* _COLLECTED DATA_:
----
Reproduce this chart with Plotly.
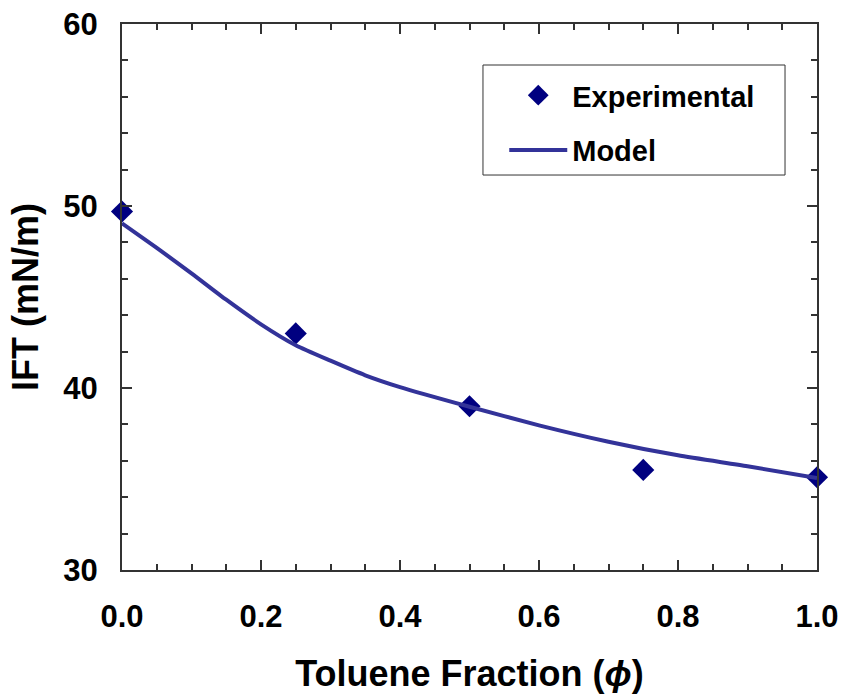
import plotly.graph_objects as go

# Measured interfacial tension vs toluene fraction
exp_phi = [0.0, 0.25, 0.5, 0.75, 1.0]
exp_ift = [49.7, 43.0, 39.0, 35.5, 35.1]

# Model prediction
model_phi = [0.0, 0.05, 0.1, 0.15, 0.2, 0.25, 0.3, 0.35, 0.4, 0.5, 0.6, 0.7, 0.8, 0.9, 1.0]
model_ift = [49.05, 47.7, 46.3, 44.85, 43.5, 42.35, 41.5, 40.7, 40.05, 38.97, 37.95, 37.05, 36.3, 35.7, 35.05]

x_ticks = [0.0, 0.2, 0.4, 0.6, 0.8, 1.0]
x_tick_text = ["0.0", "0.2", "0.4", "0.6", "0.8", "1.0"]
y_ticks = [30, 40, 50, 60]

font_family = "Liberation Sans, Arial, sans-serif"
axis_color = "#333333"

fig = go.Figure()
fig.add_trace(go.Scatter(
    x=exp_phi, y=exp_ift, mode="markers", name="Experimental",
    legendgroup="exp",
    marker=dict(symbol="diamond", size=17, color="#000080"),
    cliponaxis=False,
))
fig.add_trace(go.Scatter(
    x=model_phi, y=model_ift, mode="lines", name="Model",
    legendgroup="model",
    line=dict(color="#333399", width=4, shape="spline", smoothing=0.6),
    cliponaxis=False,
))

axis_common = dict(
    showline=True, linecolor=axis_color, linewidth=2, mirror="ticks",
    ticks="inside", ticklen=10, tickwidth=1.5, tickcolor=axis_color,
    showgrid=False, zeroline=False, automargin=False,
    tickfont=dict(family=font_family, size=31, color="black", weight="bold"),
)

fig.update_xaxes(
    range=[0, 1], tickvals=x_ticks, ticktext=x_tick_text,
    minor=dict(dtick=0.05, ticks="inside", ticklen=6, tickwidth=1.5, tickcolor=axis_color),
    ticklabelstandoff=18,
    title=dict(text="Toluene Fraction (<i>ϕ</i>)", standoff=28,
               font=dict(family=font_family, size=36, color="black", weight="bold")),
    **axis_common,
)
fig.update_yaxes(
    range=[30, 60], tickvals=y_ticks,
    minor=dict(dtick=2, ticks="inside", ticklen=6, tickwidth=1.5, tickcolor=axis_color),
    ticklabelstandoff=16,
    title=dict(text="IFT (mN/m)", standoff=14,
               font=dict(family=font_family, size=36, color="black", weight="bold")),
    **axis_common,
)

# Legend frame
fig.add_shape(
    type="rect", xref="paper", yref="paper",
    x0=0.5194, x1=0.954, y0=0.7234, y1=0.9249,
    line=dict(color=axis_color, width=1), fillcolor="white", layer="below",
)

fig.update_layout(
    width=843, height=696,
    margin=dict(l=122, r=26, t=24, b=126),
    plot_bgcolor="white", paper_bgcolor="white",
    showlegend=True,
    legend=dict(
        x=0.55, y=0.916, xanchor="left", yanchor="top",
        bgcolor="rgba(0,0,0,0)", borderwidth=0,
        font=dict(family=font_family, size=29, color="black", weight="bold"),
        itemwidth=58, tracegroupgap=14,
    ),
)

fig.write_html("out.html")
----
* _WHAT TO WORK ON_:
Repeat, with no pictures, each line from the beginning of the data through the line containing "exp_ift = [49.7, 43.0, 39.0, 35.5, 35.1]", inclusive.

* _EXERCISE OUTPUT_:
Reproduce this chart with Plotly.
import plotly.graph_objects as go

# Measured interfacial tension vs toluene fraction
exp_phi = [0.0, 0.25, 0.5, 0.75, 1.0]
exp_ift = [49.7, 43.0, 39.0, 35.5, 35.1]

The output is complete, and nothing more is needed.